**TASK BRIEF**
Leaving out the pictures, retype the lines from the beginning of the listing through the line containing "(m3) at (594,476);".

**MATERIAL PROVIDED**

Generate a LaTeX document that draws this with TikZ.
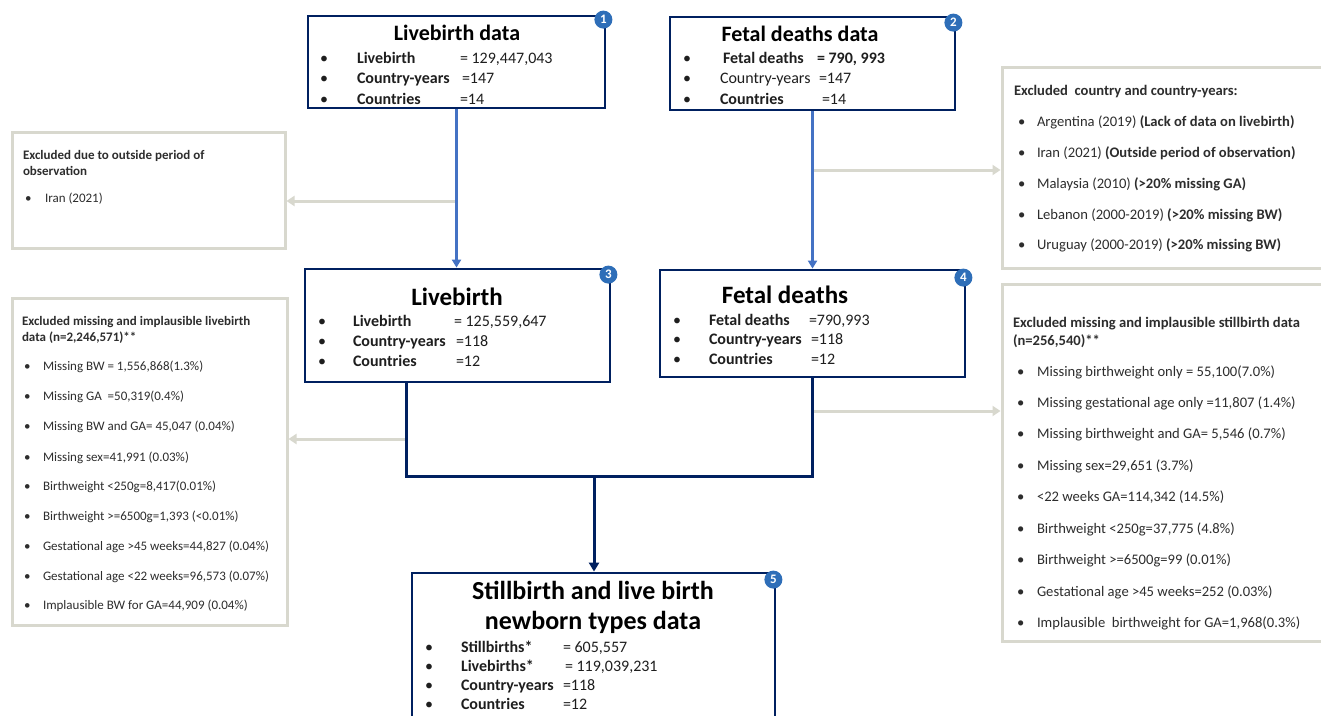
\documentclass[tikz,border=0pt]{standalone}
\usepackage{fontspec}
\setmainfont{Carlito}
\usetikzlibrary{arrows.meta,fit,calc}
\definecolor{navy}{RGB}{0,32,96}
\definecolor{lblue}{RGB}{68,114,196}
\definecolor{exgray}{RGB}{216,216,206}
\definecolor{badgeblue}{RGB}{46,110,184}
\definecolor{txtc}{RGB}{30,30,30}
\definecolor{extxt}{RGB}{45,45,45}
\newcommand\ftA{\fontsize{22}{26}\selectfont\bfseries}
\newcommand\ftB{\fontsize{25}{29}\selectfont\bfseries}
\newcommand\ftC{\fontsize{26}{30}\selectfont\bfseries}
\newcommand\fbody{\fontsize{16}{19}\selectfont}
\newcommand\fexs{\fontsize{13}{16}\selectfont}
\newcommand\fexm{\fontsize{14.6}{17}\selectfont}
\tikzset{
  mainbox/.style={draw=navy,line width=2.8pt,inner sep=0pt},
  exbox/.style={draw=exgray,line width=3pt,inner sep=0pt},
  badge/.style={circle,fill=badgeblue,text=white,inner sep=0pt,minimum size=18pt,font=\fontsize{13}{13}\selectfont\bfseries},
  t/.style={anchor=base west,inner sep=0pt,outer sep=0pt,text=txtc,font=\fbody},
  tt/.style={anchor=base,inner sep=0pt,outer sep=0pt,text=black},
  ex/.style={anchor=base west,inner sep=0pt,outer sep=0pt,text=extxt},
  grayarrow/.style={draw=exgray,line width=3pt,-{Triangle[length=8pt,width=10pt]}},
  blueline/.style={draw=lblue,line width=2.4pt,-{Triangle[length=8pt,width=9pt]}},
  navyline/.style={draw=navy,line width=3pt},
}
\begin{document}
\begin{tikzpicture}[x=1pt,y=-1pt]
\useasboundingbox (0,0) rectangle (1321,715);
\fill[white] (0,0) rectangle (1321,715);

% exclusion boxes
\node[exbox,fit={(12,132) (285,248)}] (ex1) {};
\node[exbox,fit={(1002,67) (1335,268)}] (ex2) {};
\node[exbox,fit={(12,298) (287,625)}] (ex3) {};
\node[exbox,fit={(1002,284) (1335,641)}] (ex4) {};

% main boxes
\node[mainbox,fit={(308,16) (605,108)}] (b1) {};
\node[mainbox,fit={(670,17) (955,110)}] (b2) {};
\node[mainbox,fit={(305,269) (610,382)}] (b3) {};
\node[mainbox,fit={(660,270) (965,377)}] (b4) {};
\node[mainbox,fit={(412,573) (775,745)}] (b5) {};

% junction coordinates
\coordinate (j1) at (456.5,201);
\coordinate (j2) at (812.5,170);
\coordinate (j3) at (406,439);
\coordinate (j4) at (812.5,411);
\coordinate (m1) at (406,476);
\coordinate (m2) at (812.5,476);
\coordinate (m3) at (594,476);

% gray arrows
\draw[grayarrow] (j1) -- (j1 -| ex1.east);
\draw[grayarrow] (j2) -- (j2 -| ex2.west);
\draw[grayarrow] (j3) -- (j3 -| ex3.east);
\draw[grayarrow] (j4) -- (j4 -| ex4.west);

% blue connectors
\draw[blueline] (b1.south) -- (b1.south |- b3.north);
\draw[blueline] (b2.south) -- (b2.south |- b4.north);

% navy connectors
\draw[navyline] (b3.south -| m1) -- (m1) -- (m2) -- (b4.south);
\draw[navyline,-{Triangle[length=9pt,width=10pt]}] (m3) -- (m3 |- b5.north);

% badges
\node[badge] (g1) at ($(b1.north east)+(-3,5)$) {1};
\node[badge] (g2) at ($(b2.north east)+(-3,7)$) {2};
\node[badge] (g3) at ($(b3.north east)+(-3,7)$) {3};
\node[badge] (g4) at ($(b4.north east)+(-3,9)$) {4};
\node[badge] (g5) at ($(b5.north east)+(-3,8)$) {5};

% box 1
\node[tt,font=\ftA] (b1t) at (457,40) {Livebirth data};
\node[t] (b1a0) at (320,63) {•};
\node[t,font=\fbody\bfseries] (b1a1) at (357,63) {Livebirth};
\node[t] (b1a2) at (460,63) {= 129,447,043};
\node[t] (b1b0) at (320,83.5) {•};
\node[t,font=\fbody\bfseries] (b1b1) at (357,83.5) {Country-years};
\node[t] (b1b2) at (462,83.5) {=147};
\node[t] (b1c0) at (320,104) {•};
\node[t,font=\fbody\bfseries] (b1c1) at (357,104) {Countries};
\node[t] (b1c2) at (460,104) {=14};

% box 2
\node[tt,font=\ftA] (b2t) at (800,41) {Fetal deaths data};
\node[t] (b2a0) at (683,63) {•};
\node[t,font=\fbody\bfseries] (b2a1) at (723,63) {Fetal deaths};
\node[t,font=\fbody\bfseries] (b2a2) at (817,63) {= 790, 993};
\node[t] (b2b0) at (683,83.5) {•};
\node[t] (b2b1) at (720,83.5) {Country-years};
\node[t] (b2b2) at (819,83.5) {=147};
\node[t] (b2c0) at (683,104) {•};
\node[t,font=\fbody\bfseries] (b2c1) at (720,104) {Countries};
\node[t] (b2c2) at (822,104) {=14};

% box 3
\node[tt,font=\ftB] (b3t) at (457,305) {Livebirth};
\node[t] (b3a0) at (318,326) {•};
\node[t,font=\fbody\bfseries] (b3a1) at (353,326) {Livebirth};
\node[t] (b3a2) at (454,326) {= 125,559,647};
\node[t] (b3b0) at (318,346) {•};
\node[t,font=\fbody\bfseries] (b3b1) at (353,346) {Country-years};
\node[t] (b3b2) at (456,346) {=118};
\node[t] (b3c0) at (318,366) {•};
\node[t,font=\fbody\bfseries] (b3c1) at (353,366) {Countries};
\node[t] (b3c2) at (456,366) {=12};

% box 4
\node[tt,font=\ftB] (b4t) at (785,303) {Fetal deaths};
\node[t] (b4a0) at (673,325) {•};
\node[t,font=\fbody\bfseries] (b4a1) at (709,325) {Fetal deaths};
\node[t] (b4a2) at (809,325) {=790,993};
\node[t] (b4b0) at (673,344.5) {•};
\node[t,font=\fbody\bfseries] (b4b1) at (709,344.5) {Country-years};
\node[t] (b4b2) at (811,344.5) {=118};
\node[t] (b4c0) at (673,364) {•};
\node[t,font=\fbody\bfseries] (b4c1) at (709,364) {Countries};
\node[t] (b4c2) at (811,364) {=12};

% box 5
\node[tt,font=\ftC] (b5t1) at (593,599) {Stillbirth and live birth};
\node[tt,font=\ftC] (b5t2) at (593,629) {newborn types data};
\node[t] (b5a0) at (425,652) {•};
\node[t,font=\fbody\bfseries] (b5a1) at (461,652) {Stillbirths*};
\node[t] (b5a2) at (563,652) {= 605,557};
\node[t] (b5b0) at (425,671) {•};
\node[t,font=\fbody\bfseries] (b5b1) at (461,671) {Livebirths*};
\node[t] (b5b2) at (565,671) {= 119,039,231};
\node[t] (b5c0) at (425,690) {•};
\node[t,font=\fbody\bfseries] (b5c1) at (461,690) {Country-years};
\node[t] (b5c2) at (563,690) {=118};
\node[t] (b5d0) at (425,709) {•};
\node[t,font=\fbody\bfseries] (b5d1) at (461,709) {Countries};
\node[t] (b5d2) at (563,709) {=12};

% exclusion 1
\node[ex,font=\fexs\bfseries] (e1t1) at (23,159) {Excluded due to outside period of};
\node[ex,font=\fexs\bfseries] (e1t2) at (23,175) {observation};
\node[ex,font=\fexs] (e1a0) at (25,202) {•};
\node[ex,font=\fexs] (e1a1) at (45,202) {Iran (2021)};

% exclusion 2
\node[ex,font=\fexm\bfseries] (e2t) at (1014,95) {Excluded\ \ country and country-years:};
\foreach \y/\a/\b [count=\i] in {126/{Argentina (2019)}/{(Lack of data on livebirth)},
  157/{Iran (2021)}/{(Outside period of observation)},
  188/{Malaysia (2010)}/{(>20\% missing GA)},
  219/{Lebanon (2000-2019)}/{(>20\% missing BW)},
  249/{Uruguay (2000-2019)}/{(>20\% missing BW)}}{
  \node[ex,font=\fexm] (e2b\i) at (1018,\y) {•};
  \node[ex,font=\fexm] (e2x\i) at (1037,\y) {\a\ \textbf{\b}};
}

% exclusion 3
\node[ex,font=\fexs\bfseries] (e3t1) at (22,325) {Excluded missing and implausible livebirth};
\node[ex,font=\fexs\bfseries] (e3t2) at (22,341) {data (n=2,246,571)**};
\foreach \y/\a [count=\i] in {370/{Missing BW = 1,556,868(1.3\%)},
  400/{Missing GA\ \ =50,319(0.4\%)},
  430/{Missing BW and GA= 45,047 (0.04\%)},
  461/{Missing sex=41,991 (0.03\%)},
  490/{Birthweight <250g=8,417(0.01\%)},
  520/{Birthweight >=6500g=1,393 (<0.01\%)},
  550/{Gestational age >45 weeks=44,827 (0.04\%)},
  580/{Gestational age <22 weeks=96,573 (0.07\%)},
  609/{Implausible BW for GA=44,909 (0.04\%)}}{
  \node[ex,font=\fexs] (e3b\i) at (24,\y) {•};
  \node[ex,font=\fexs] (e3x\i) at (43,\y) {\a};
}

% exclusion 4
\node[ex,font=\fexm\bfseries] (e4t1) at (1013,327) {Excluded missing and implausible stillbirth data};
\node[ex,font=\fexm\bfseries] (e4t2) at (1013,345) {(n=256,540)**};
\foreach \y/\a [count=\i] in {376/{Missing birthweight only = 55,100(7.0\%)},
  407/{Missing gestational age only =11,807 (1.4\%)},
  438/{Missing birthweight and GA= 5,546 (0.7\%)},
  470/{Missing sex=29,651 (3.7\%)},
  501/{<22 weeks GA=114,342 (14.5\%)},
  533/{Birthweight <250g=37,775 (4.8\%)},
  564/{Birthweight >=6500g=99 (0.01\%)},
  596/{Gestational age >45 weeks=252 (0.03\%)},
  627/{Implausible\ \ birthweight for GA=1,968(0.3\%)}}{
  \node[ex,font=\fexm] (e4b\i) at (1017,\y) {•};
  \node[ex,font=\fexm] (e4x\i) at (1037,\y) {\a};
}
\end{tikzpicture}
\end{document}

**WORKED SOLUTION**
Generate a LaTeX document that draws this with TikZ.
\documentclass[tikz,border=0pt]{standalone}
\usepackage{fontspec}
\setmainfont{Carlito}
\usetikzlibrary{arrows.meta,fit,calc}
\definecolor{navy}{RGB}{0,32,96}
\definecolor{lblue}{RGB}{68,114,196}
\definecolor{exgray}{RGB}{216,216,206}
\definecolor{badgeblue}{RGB}{46,110,184}
\definecolor{txtc}{RGB}{30,30,30}
\definecolor{extxt}{RGB}{45,45,45}
\newcommand\ftA{\fontsize{22}{26}\selectfont\bfseries}
\newcommand\ftB{\fontsize{25}{29}\selectfont\bfseries}
\newcommand\ftC{\fontsize{26}{30}\selectfont\bfseries}
\newcommand\fbody{\fontsize{16}{19}\selectfont}
\newcommand\fexs{\fontsize{13}{16}\selectfont}
\newcommand\fexm{\fontsize{14.6}{17}\selectfont}
\tikzset{
  mainbox/.style={draw=navy,line width=2.8pt,inner sep=0pt},
  exbox/.style={draw=exgray,line width=3pt,inner sep=0pt},
  badge/.style={circle,fill=badgeblue,text=white,inner sep=0pt,minimum size=18pt,font=\fontsize{13}{13}\selectfont\bfseries},
  t/.style={anchor=base west,inner sep=0pt,outer sep=0pt,text=txtc,font=\fbody},
  tt/.style={anchor=base,inner sep=0pt,outer sep=0pt,text=black},
  ex/.style={anchor=base west,inner sep=0pt,outer sep=0pt,text=extxt},
  grayarrow/.style={draw=exgray,line width=3pt,-{Triangle[length=8pt,width=10pt]}},
  blueline/.style={draw=lblue,line width=2.4pt,-{Triangle[length=8pt,width=9pt]}},
  navyline/.style={draw=navy,line width=3pt},
}
\begin{document}
\begin{tikzpicture}[x=1pt,y=-1pt]
\useasboundingbox (0,0) rectangle (1321,715);
\fill[white] (0,0) rectangle (1321,715);

% exclusion boxes
\node[exbox,fit={(12,132) (285,248)}] (ex1) {};
\node[exbox,fit={(1002,67) (1335,268)}] (ex2) {};
\node[exbox,fit={(12,298) (287,625)}] (ex3) {};
\node[exbox,fit={(1002,284) (1335,641)}] (ex4) {};

% main boxes
\node[mainbox,fit={(308,16) (605,108)}] (b1) {};
\node[mainbox,fit={(670,17) (955,110)}] (b2) {};
\node[mainbox,fit={(305,269) (610,382)}] (b3) {};
\node[mainbox,fit={(660,270) (965,377)}] (b4) {};
\node[mainbox,fit={(412,573) (775,745)}] (b5) {};

% junction coordinates
\coordinate (j1) at (456.5,201);
\coordinate (j2) at (812.5,170);
\coordinate (j3) at (406,439);
\coordinate (j4) at (812.5,411);
\coordinate (m1) at (406,476);
\coordinate (m2) at (812.5,476);
\coordinate (m3) at (594,476);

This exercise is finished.